• _Requirements_:
All of the material below is to be repeated exactly.

---------- Raw data ----------

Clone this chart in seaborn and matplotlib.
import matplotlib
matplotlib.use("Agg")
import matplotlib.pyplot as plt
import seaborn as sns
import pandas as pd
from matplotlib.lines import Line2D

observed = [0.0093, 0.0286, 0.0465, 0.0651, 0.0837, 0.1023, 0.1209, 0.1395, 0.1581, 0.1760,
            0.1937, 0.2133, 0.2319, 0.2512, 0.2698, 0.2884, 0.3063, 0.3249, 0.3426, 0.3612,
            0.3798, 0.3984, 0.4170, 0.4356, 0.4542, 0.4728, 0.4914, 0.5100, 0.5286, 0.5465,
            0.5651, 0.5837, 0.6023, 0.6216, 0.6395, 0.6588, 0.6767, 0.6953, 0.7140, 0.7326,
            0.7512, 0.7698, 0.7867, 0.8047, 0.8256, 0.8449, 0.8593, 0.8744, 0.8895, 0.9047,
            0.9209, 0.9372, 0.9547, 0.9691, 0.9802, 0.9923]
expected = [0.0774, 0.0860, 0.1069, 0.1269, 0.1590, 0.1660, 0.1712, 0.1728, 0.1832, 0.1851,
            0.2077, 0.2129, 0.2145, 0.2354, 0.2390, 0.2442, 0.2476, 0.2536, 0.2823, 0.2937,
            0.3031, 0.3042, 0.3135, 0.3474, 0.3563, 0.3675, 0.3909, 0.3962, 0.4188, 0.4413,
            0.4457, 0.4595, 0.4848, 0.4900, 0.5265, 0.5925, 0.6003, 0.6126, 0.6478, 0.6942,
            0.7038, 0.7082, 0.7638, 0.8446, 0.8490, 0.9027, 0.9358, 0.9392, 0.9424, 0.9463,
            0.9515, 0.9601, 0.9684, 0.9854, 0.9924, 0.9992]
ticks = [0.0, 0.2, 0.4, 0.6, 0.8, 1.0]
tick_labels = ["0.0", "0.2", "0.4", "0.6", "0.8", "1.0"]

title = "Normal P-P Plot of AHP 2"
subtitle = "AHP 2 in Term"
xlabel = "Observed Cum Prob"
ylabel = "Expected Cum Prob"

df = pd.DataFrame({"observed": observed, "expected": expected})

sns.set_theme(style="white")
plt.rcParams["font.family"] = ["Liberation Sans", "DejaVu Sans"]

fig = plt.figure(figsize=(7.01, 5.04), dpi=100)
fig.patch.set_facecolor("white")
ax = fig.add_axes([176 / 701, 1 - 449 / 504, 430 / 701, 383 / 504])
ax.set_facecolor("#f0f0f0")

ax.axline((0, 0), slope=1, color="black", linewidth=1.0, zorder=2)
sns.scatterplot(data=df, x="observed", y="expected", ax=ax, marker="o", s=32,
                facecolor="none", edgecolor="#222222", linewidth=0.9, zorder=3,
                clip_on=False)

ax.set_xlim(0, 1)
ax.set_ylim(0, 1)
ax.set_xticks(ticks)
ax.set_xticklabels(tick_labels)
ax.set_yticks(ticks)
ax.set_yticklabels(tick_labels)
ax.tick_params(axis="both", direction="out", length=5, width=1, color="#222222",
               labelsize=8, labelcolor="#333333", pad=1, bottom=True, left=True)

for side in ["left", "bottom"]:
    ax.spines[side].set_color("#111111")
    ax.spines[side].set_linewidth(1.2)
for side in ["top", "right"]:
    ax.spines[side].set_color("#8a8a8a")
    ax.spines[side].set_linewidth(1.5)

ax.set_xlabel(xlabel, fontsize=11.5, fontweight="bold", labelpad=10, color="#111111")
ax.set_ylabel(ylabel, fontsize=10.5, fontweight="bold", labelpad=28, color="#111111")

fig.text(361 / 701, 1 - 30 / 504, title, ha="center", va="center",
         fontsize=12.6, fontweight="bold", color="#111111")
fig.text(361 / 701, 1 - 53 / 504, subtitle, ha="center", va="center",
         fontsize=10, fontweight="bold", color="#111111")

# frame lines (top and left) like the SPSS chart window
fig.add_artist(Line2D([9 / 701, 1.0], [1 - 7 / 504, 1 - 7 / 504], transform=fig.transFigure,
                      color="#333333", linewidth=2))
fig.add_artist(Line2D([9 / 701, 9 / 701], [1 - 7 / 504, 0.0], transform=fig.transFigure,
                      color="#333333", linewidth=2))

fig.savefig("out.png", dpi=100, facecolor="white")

----------

• _Finished task_:
Clone this chart in seaborn and matplotlib.
import matplotlib
matplotlib.use("Agg")
import matplotlib.pyplot as plt
import seaborn as sns
import pandas as pd
from matplotlib.lines import Line2D

observed = [0.0093, 0.0286, 0.0465, 0.0651, 0.0837, 0.1023, 0.1209, 0.1395, 0.1581, 0.1760,
            0.1937, 0.2133, 0.2319, 0.2512, 0.2698, 0.2884, 0.3063, 0.3249, 0.3426, 0.3612,
            0.3798, 0.3984, 0.4170, 0.4356, 0.4542, 0.4728, 0.4914, 0.5100, 0.5286, 0.5465,
            0.5651, 0.5837, 0.6023, 0.6216, 0.6395, 0.6588, 0.6767, 0.6953, 0.7140, 0.7326,
            0.7512, 0.7698, 0.7867, 0.8047, 0.8256, 0.8449, 0.8593, 0.8744, 0.8895, 0.9047,
            0.9209, 0.9372, 0.9547, 0.9691, 0.9802, 0.9923]
expected = [0.0774, 0.0860, 0.1069, 0.1269, 0.1590, 0.1660, 0.1712, 0.1728, 0.1832, 0.1851,
            0.2077, 0.2129, 0.2145, 0.2354, 0.2390, 0.2442, 0.2476, 0.2536, 0.2823, 0.2937,
            0.3031, 0.3042, 0.3135, 0.3474, 0.3563, 0.3675, 0.3909, 0.3962, 0.4188, 0.4413,
            0.4457, 0.4595, 0.4848, 0.4900, 0.5265, 0.5925, 0.6003, 0.6126, 0.6478, 0.6942,
            0.7038, 0.7082, 0.7638, 0.8446, 0.8490, 0.9027, 0.9358, 0.9392, 0.9424, 0.9463,
            0.9515, 0.9601, 0.9684, 0.9854, 0.9924, 0.9992]
ticks = [0.0, 0.2, 0.4, 0.6, 0.8, 1.0]
tick_labels = ["0.0", "0.2", "0.4", "0.6", "0.8", "1.0"]

title = "Normal P-P Plot of AHP 2"
subtitle = "AHP 2 in Term"
xlabel = "Observed Cum Prob"
ylabel = "Expected Cum Prob"

df = pd.DataFrame({"observed": observed, "expected": expected})

sns.set_theme(style="white")
plt.rcParams["font.family"] = ["Liberation Sans", "DejaVu Sans"]

fig = plt.figure(figsize=(7.01, 5.04), dpi=100)
fig.patch.set_facecolor("white")
ax = fig.add_axes([176 / 701, 1 - 449 / 504, 430 / 701, 383 / 504])
ax.set_facecolor("#f0f0f0")

ax.axline((0, 0), slope=1, color="black", linewidth=1.0, zorder=2)
sns.scatterplot(data=df, x="observed", y="expected", ax=ax, marker="o", s=32,
                facecolor="none", edgecolor="#222222", linewidth=0.9, zorder=3,
                clip_on=False)

ax.set_xlim(0, 1)
ax.set_ylim(0, 1)
ax.set_xticks(ticks)
ax.set_xticklabels(tick_labels)
ax.set_yticks(ticks)
ax.set_yticklabels(tick_labels)
ax.tick_params(axis="both", direction="out", length=5, width=1, color="#222222",
               labelsize=8, labelcolor="#333333", pad=1, bottom=True, left=True)

for side in ["left", "bottom"]:
    ax.spines[side].set_color("#111111")
    ax.spines[side].set_linewidth(1.2)
for side in ["top", "right"]:
    ax.spines[side].set_color("#8a8a8a")
    ax.spines[side].set_linewidth(1.5)

ax.set_xlabel(xlabel, fontsize=11.5, fontweight="bold", labelpad=10, color="#111111")
ax.set_ylabel(ylabel, fontsize=10.5, fontweight="bold", labelpad=28, color="#111111")

fig.text(361 / 701, 1 - 30 / 504, title, ha="center", va="center",
         fontsize=12.6, fontweight="bold", color="#111111")
fig.text(361 / 701, 1 - 53 / 504, subtitle, ha="center", va="center",
         fontsize=10, fontweight="bold", color="#111111")

# frame lines (top and left) like the SPSS chart window
fig.add_artist(Line2D([9 / 701, 1.0], [1 - 7 / 504, 1 - 7 / 504], transform=fig.transFigure,
                      color="#333333", linewidth=2))
fig.add_artist(Line2D([9 / 701, 9 / 701], [1 - 7 / 504, 0.0], transform=fig.transFigure,
                      color="#333333", linewidth=2))

fig.savefig("out.png", dpi=100, facecolor="white")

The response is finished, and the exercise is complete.